When doing the Walnut Canyon Rim Trail, it is best to bring along strong binoculars or a telephoto camera. The distance between the opposing canyon wall and the Rim Trail viewpoints are a few hundred yards, so looking with the naked eye will reveal limited detail. The large structures do stand out clear with a binoculars and they are quite a sight to see!
As the Rim Trail starts to loop back toward the visitors center, it enters the shade of the high mesa pine forest and this is where a few more interesting ancient archaeological sites can be found. There is a well preserved ancient pit house and a pueblo along this trail that are well worth checking out. There also is an ancient site that has not been excavated, which to the untrained eye can deceptively look like an ordinary pile of rocks. The wildlife is all around in this wilderness area, so seeing some local squirrel species gathering pine nuts is part of the experience.
When planning a trip to Walnut Canyon, be sure to pack snacks or a picnic lunch and plenty of drinks. There are some good picnic areas in this place, but the main reason is because Walnut Canyon is located at a deceptively high elevation in an arid desert environment. Both altitude sickness and dehydration can set in quickly, so the best defense is to snack and drink plenty of water during the visit. The reason for this bit of forethought will become evident when taking on The Island Trail, which is quite a bit more strenuous than the easy going Rim Trail.

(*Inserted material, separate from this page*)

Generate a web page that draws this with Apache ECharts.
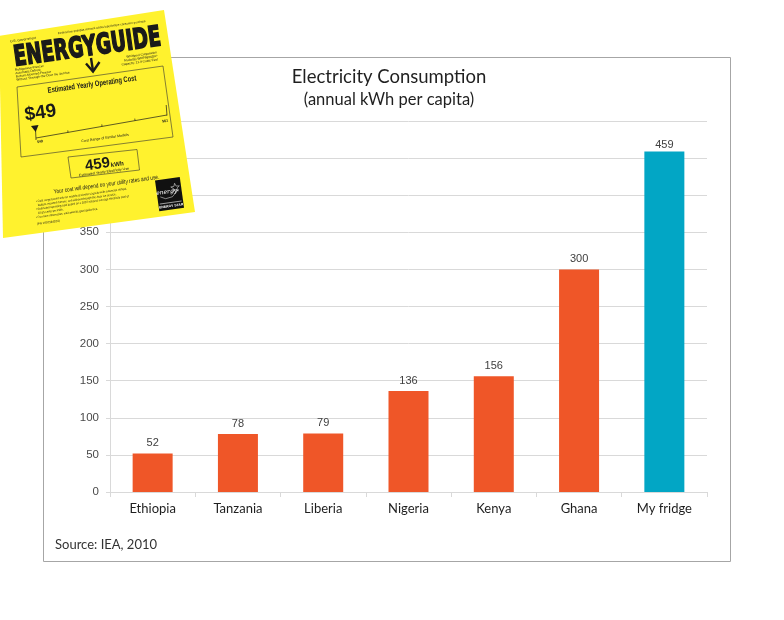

The best way to start a tour at Walnut Canyon is to take small steps and the Rim Trail is a great choice for warming up to the task. The Rim Trail is a place to spend a leisurely day in the shade of the pine trees, which is not a bad idea in itself! Walnut Canyon National Monument is rarely crowded and modern amenities can be found in the neighboring city of Flagstaff on Route 66. Walnut Canyon National Monument definitely is well worth visiting when touring the Grand Canyon, so be sure to check it out!